Ja, der Status einer Tatsache als notorisch ist nicht starr, sondern kann sich im Zeitverlauf ändern. Was zu einem bestimmten Zeitpunkt als allgemeines Wissen galt, kann durch technische, gesellschaftliche oder wissenschaftliche Entwicklungen an Allgemeingültigkeit verlieren bzw. gewinnen. Insbesondere neue Erkenntnisse oder tiefgreifende gesellschaftliche Veränderungen können dafür sorgen, dass ein bisher als notorisch angesehener Sachverhalt hinterfragt werden muss. Gerichte sind daher dazu verpflichtet, stets den aktuellen Erkenntnisstand und die jeweilige Lebenswirklichkeit zu berücksichtigen.

Sind notorische Tatsachen auf rechtliche Würdigungen anwendbar?
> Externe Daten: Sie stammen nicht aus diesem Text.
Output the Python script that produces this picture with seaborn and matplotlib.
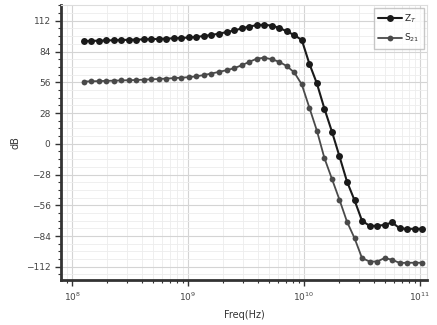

Notorische Tatsachen beziehen sich grundsätzlich ausschließlich auf Tatsachen, nicht jedoch auf rechtliche Bewertungen. Ob eine bestimmte Tatsachenfeststellung vorliegt, ist dem Bereich der Notorietät zugänglich; die rechtliche Beurteilung dieser Tatsache hingegen bleibt dem rechtlichen Prüfprogramm des Gerichts vorbehalten. Eine rechtliche Bewertung – also eine Subsumtion unter eine Rechtsnorm – kann nie ihres Beweises oder der richterlichen Prüfung enthoben sein, sondern bedarf immer einer umfassenden rechtlichen Auseinandersetzung.

Welche Rolle spielen notorische Tatsachen im Verwaltungsverfahren?

Auch im Verwaltungsverfahren können notorische Tatsachen eine bedeutsame Rolle spielen. Behörden sind, ebenso wie Gerichte, berechtigt, allgemein bekannte Tatsachen als gegeben anzunehmen und von einer aufwendigen Sachverhaltsermittlung in diesem Punkt abzusehen. Dies dient der Verwaltungsökonomie und verhindert unnötigen Aufwand. Gleichwohl sind Verwaltungsbehörden verpflichtet, in Zweifelsfällen – etwa nach substantiierter Rüge des Betroffenen – in die Sachverhaltsermittlung einzutreten und gegebenenfalls entsprechende Beweise zu erheben. Die Einordnung als notorische Tatsache hat somit auch in Verwaltungsverfahren entlastende, aber keine bindende Wirkung.